In my ongoing quest to find random old blog entries so I can express how I might have changed over time (among other reasons), I hit on this one from almost exactly 15 years ago: "Aren't you a little short for a stormtrooper?"
The entry contains two links and, remarkably, the first one hasn't rotted away. For your amusement, in case you can't be arsed to visit the original post, I present it as an xlink here.
I'm pretty sure those are the original images from over 15 years ago.
So, what's changed? Well, back then, I wrote, by way of introducing the link:
These days, it's hard to find just one, solitary thing that you can point to and say, "There it is. There is the Sign that the end is near; that we've reached the Cosmic Cul-de-sac and some asshole's U-Haul is blocking the turnaround." But here's a candidate
And oh, my, I bet I thought I was clever as hell when I wrote that. The photos are now mildly amusing to me and in no way a sign of the impending apocalypse. We've been through so much in the last 15 years that I guess the needle moved further in the direction of Armageddon, making these pictures of a couple of young people doing stuff in Stormtrooper helmets a refreshing chunk of normal. And maybe even slightly day-brightening.

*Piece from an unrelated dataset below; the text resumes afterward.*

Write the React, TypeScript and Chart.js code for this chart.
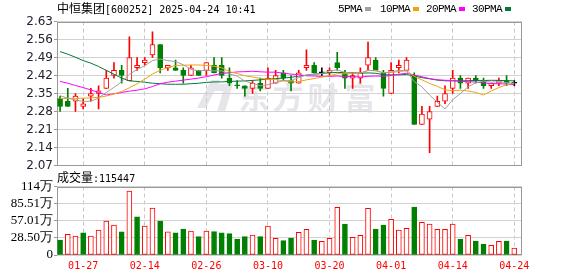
import React, { useEffect, useRef } from 'react';
import { Chart, registerables } from 'chart.js';

Chart.register(...registerables);

// ---------------- data ----------------
const dates = ['01-22','01-23','01-24','01-27','02-05','02-06','02-07','02-10','02-11','02-12','02-13','02-14','02-17','02-18','02-19','02-20','02-21','02-24','02-25','02-26','02-27','02-28','03-03','03-04','03-05','03-06','03-07','03-10','03-11','03-12','03-13','03-14','03-17','03-18','03-19','03-20','03-21','03-24','03-25','03-26','03-27','03-28','03-31','04-01','04-02','04-03','04-07','04-08','04-09','04-10','04-11','04-14','04-15','04-16','04-17','04-18','04-21','04-22','04-23','04-24'];

const labelDates = ['01-27','02-14','02-26','03-10','03-20','04-01','04-14','04-24'];

const opens = [2.33,2.32,2.32,2.30,2.34,2.35,2.37,2.42,2.44,2.40, 2.45,2.47,2.50,2.54,2.45,2.45,2.44,2.42,2.44,2.44, 2.46,2.46,2.41,2.38,2.38,2.37,2.39,2.37,2.39,2.43, 2.40,2.39,2.45,2.46,2.43,2.43,2.47,2.43,2.41,2.41, 2.46,2.48,2.43,2.35,2.45,2.44,2.42,2.23,2.25,2.30, 2.32,2.37,2.41,2.39,2.41,2.40,2.38,2.39,2.40,2.39];
const highs = [2.34,2.37,2.35,2.33,2.37,2.38,2.44,2.47,2.46,2.57, 2.49,2.49,2.59,2.54,2.46,2.48,2.45,2.46,2.44,2.47, 2.49,2.49,2.45,2.40,2.38,2.40,2.41,2.45,2.44,2.44, 2.42,2.44,2.52,2.47,2.45,2.45,2.51,2.44,2.43,2.45, 2.55,2.49,2.44,2.47,2.48,2.49,2.43,2.30,2.30,2.34, 2.38,2.44,2.42,2.41,2.42,2.41,2.39,2.41,2.42,2.40];
const lows = [2.28,2.30,2.28,2.29,2.32,2.29,2.37,2.41,2.39,2.40, 2.44,2.46,2.49,2.43,2.44,2.44,2.39,2.42,2.42,2.42, 2.43,2.41,2.38,2.37,2.34,2.35,2.36,2.37,2.39,2.40, 2.36,2.39,2.44,2.43,2.42,2.42,2.44,2.37,2.37,2.39, 2.44,2.44,2.34,2.35,2.43,2.44,2.23,2.23,2.12,2.30, 2.31,2.35,2.37,2.37,2.39,2.37,2.37,2.38,2.38,2.38];
const closes = [2.30,2.30,2.34,2.31,2.35,2.36,2.41,2.44,2.42,2.49, 2.46,2.48,2.54,2.45,2.46,2.44,2.42,2.45,2.42,2.47, 2.43,2.42,2.39,2.38,2.37,2.39,2.37,2.41,2.42,2.41, 2.39,2.43,2.46,2.43,2.43,2.44,2.45,2.41,2.42,2.43, 2.49,2.44,2.37,2.44,2.46,2.48,2.23,2.27,2.28,2.32, 2.35,2.41,2.39,2.41,2.40,2.38,2.39,2.40,2.39,2.39];

// volume in 万股
const volumes = [25,34.4,31.6,37,31.6,41.6,56.6,50,38.5,106.5, 63.7,48.3,78,56.6,38.5,37,43.3,40,30.5,40, 38.8,37,35.5,26.6,30.5,33.3,30.5,48,27.8,23.8, 28.3,37.8,42.7,25,22.8,27.8,79.4,51.6,29.4,32.8, 77.7,43.3,50,59.4,41.6,44.4,79.9,54.4,51.6,42.7, 42.7,51.6,26.6,32.8,23.3,18.3,16.1,22.8,23.3,11.5447];
const volumeUp = [0,1,1,0,1,1,1,1,0,1, 0,1,1,0,1,0,0,1,0,1, 0,0,0,0,0,1,0,1,1,0, 0,1,1,0,1,1,1,0,1,1, 1,0,0,1,1,1,0,1,1,1, 1,1,0,1,0,0,1,1,0,1];

// moving-average values before enough in-window history exists
const ma5Head = [2.341, 2.332, 2.325, 2.319];
const ma10Head = [2.330, 2.331, 2.331, 2.332, 2.333, 2.335, 2.340, 2.348, 2.358];
const ma20Head = [2.397, 2.390, 2.381, 2.373, 2.364, 2.354, 2.344, 2.349, 2.354, 2.359, 2.363, 2.368, 2.377, 2.388, 2.394, 2.398, 2.402, 2.406, 2.410];
const ma30Head = [2.513, 2.503, 2.491, 2.478, 2.468, 2.455, 2.440, 2.425, 2.410, 2.399, 2.397, 2.394, 2.390, 2.388, 2.386, 2.386, 2.386, 2.388, 2.390, 2.393, 2.395, 2.395, 2.397, 2.398, 2.399, 2.401, 2.403, 2.406, 2.408];

const priceTicks = [2.07, 2.14, 2.21, 2.28, 2.35, 2.42, 2.49, 2.56, 2.63];
const priceTickLabels = ['2.07', '2.14', '2.21', '2.28', '2.35', '2.42', '2.49', '2.56', '2.63'];
const volTicks = [0, 28.505, 57.01, 85.515, 114.02];
const volTickLabels = ['0', '28.50万', '57.01万', '85.51万', '114万'];

const maNames = ['5PMA', '10PMA', '20PMA', '30PMA'];
const maColors = ['#a0a0a0', '#f2a20c', '#ff00ff', '#007a3d'];

// ---------------- helpers ----------------
const RED = '#ff0000';
const GREEN = '#008000';

function movingAverage(n: number, head: number[]) {
  return closes.map((_, i) => {
    if (i < n - 1) return head[i];
    let s = 0;
    for (let k = i - n + 1; k <= i; k++) s += closes[k];
    return s / n;
  });
}

const labelIdx = labelDates.map((d) => dates.indexOf(d));
const kinds = closes.map((c, i) => {
  if (c > opens[i]) return 'up';
  if (c < opens[i]) return 'down';
  if (i > 0 && c > closes[i - 1]) return 'up';
  if (i > 0 && c < closes[i - 1]) return 'down';
  return 'flat';
});
const kindColor = (k: string) => (k === 'up' ? RED : k === 'down' ? GREEN : '#000000');

const xScale = (showLabels: boolean) => ({
  type: 'linear' as const,
  min: -0.4,
  max: 60,
  offset: false,
  afterBuildTicks: (s: any) => {
    s.ticks = labelIdx.map((v) => ({ value: v }));
  },
  afterFit: (s: any) => {
    s.height = showLabels ? 21 : 0;
  },
  grid: { color: '#c8c8c8', lineWidth: 1, drawTicks: false, offset: false },
  border: { display: false, dash: [4, 3] },
  ticks: {
    display: showLabels,
    autoSkip: false,
    maxRotation: 0,
    padding: 5,
    color: RED,
    font: { family: 'DejaVu Sans Mono', size: 10 },
    callback: (v: any) => dates[v] ?? '',
  },
});

const framePlugin = {
  id: 'frame',
  beforeDatasetsDraw(chart: any) {
    const { ctx, chartArea } = chart;
    ctx.save();
    ctx.strokeStyle = '#999999';
    ctx.lineWidth = 1;
    const l = Math.round(chartArea.left) + 0.5;
    const t = Math.round(chartArea.top) + 0.5;
    const r = Math.round(chartArea.right) - 0.5;
    const b = Math.round(chartArea.bottom) - 0.5;
    ctx.strokeRect(l, t, r - l, b - t);
    ctx.restore();
  },
};

const watermarkPlugin = {
  id: 'watermark',
  beforeDraw(chart: any) {
    const { ctx } = chart;
    ctx.save();
    ctx.fillStyle = '#e6e6ea';
    // simple logo mark
    ctx.beginPath();
    ctx.moveTo(197, 108);
    ctx.lineTo(211, 80);
    ctx.lineTo(220, 80);
    ctx.lineTo(206, 108);
    ctx.closePath();
    ctx.fill();
    ctx.beginPath();
    ctx.moveTo(214, 84);
    ctx.lineTo(233, 84);
    ctx.lineTo(225, 112);
    ctx.lineTo(217, 112);
    ctx.lineTo(223, 91);
    ctx.lineTo(212, 91);
    ctx.closePath();
    ctx.fill();
    ctx.font = 'bold 31px "Noto Sans CJK SC"';
    ctx.textAlign = 'center';
    ctx.textBaseline = 'middle';
    const chars = ['东', '方', '财', '富'];
    const cx = [254, 288, 323, 360];
    chars.forEach((c, i) => ctx.fillText(c, cx[i], 97));
    ctx.restore();
  },
};

export default function App() {
  const priceRef = useRef<HTMLCanvasElement>(null);
  const volRef = useRef<HTMLCanvasElement>(null);

  useEffect(() => {
    const idx = dates.map((_, i) => i);
    const mas = [movingAverage(5, ma5Head), movingAverage(10, ma10Head), movingAverage(20, ma20Head), movingAverage(30, ma30Head)];

    const priceChart = new Chart(priceRef.current as HTMLCanvasElement, {
      type: 'bar',
      data: {
        datasets: [
          ...mas.map((m, k) => ({
            type: 'line' as const,
            label: maNames[k],
            data: m.map((v, i) => ({ x: i, y: v })),
            borderColor: maColors[k],
            borderWidth: 1,
            pointRadius: 0,
            tension: 0,
            order: 0,
          })),
          {
            type: 'bar' as const,
            label: 'body',
            data: idx.map((i) => ({ x: i, y: [opens[i], closes[i]] })) as any,
            backgroundColor: idx.map((i) => (kinds[i] === 'up' ? '#ffffff' : kindColor(kinds[i]))),
            borderColor: idx.map((i) => kindColor(kinds[i])),
            borderWidth: 1,
            borderSkipped: false,
            barThickness: 5,
            minBarLength: 1,
            grouped: false,
            order: 5,
          },
          {
            type: 'bar' as const,
            label: 'wick',
            data: idx.map((i) => ({ x: i, y: [lows[i], highs[i]] })) as any,
            backgroundColor: idx.map((i) => kindColor(kinds[i])),
            borderWidth: 0,
            barThickness: 1,
            grouped: false,
            order: 6,
          },
        ],
      },
      options: {
        responsive: false,
        animation: false,
        events: [],
        layout: { padding: { left: 0, right: 56, top: 21.5, bottom: 12.5 } },
        plugins: { legend: { display: false }, tooltip: { enabled: false } },
        scales: {
          x: xScale(false) as any,
          y: {
            type: 'linear',
            min: 2.07,
            max: 2.63,
            afterBuildTicks: (s: any) => {
              s.ticks = priceTicks.map((v) => ({ value: v }));
            },
            afterFit: (s: any) => {
              s.width = 57;
            },
            grid: { color: '#d2d2d2', drawTicks: true, tickLength: 3, tickColor: '#999999' },
            border: { display: false },
            ticks: {
              autoSkip: false,
              padding: 1,
              color: '#222233',
              font: { family: 'DejaVu Sans', size: 12 },
              callback: (_v: any, i: number) => priceTickLabels[i],
            },
          } as any,
        },
      },
      plugins: [watermarkPlugin, framePlugin],
    });

    const volChart = new Chart(volRef.current as HTMLCanvasElement, {
      type: 'bar',
      data: {
        datasets: [
          {
            label: '成交量',
            data: idx.map((i) => ({ x: i, y: volumes[i] })) as any,
            backgroundColor: idx.map((i) => (volumeUp[i] ? '#ffffff' : GREEN)),
            borderColor: idx.map((i) => (volumeUp[i] ? RED : GREEN)),
            borderWidth: 1,
            borderSkipped: false,
            barThickness: 5,
            grouped: false,
          },
        ],
      },
      options: {
        responsive: false,
        animation: false,
        events: [],
        layout: { padding: { left: 0, right: 56, top: 14.5, bottom: 0 } },
        plugins: { legend: { display: false }, tooltip: { enabled: false } },
        scales: {
          x: xScale(true) as any,
          y: {
            type: 'linear',
            min: 0,
            max: 114.02,
            afterBuildTicks: (s: any) => {
              s.ticks = volTicks.map((v) => ({ value: v }));
            },
            afterFit: (s: any) => {
              s.width = 57;
            },
            grid: { color: '#d2d2d2', drawTicks: true, tickLength: 3, tickColor: '#999999' },
            border: { display: false },
            ticks: {
              autoSkip: false,
              padding: 1,
              color: '#000000',
              font: { family: 'Liberation Serif', size: 13 },
              callback: (_v: any, i: number) => volTickLabels[i],
            },
          } as any,
        },
      },
      plugins: [framePlugin],
    });

    return () => {
      priceChart.destroy();
      volChart.destroy();
    };
  }, []);

  const mono = '"DejaVu Sans Mono", monospace';
  const cjk = '"Noto Sans CJK SC", sans-serif';
  const legendX = [338, 380, 426, 472];
  const squareX = [365, 413, 459, 505];

  return (
    <div style={{ position: 'fixed', left: 0, top: 0, width: 578, height: 276, background: '#ffffff', overflow: 'hidden' }}>
      <canvas ref={priceRef} width={578} height={178} style={{ position: 'absolute', left: 0, top: 0, display: 'block' }} />
      <canvas ref={volRef} width={578} height={104} style={{ position: 'absolute', left: 0, top: 172, display: 'block' }} />
      <div style={{ position: 'absolute', left: 57, top: 0, height: 16, lineHeight: '16px', whiteSpace: 'nowrap', color: '#000' }}>
        <span style={{ fontFamily: cjk, fontSize: 12 }}>中恒集团</span>
        <span style={{ fontFamily: mono, fontSize: 10 }}>[600252] 2025-04-24 10:41</span>
      </div>
      {maNames.map((n, k) => (
        <React.Fragment key={n}>
          <div style={{ position: 'absolute', left: legendX[k], top: 1, height: 16, lineHeight: '16px', fontFamily: '"Liberation Mono", monospace', fontSize: 11, letterSpacing: '-0.6px', color: '#000', whiteSpace: 'nowrap' }}>{n}</div>
          <div style={{ position: 'absolute', left: squareX[k], top: 7, width: 6, height: 4, background: maColors[k] }} />
        </React.Fragment>
      ))}
      <div style={{ position: 'absolute', left: 57, top: 169, height: 16, lineHeight: '16px', whiteSpace: 'nowrap', color: '#000' }}>
        <span style={{ fontFamily: cjk, fontSize: 12 }}>成交量</span>
        <span style={{ fontFamily: mono, fontSize: 10 }}>:115447</span>
      </div>
    </div>
  );
}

Worse, though: Okay, so I spent my career designing, among other things, subdivisions, and most of those subdivisions included roads with a cul-de-sac. Not once in the 20 or so years I spent doing that did I ever bother to find out what the English translation of cul-de-sac is. It's "ass of the bag." Okay, no, not really, but 'cul' is, from what I hear, slang for ass (buttocks, not animal); the more polite translation would be "bottom of the bag." The point being that these days, I wouldn't have juxtaposed it with the English word "asshole" meaning "unbearable person."
Worser and worser, it turns out that the French translation of "cul-de-sac" is "voie sans issue," probably because 'cul' has that slang meaning.
Okay. Anyway.
The second link in the original entry has, unfortunately, expired, surviving only in a couple of lines I quoted back then. Here they are again:
A man who called himself "Papa Pilgrim" and took his family far from civilization to raise them according to his interpretation of the Bible was sentenced to 14 years in prison for sexually assaulting a daughter.
...
Hale insisted that he had a perfect spiritual understanding, his wife, Kurina Rose Hale, testified Monday.
Which was fucked up enough that I had to do a search on this fine, upstanding gentleman, and I almost wish I hadn't, but since I did, here it is.
I won't paste stuff from that link here. It's dark as shit. It details charges against a man who tortured and abused his family on religious principles. I'm not too worried about that link going invalid at some point, because this good Christian man has his own Wikipedia page too—according to which, fortunately for everyone involved, this outstanding specimen of humanity croaked just a few months later.
Back then, I discussed at moderate length how there are decent people and horrible people in every religion, and ended with "judge by the deed, not by the creed."
Today, I'd add:
There are none so evil as those who proclaim themselves righteous.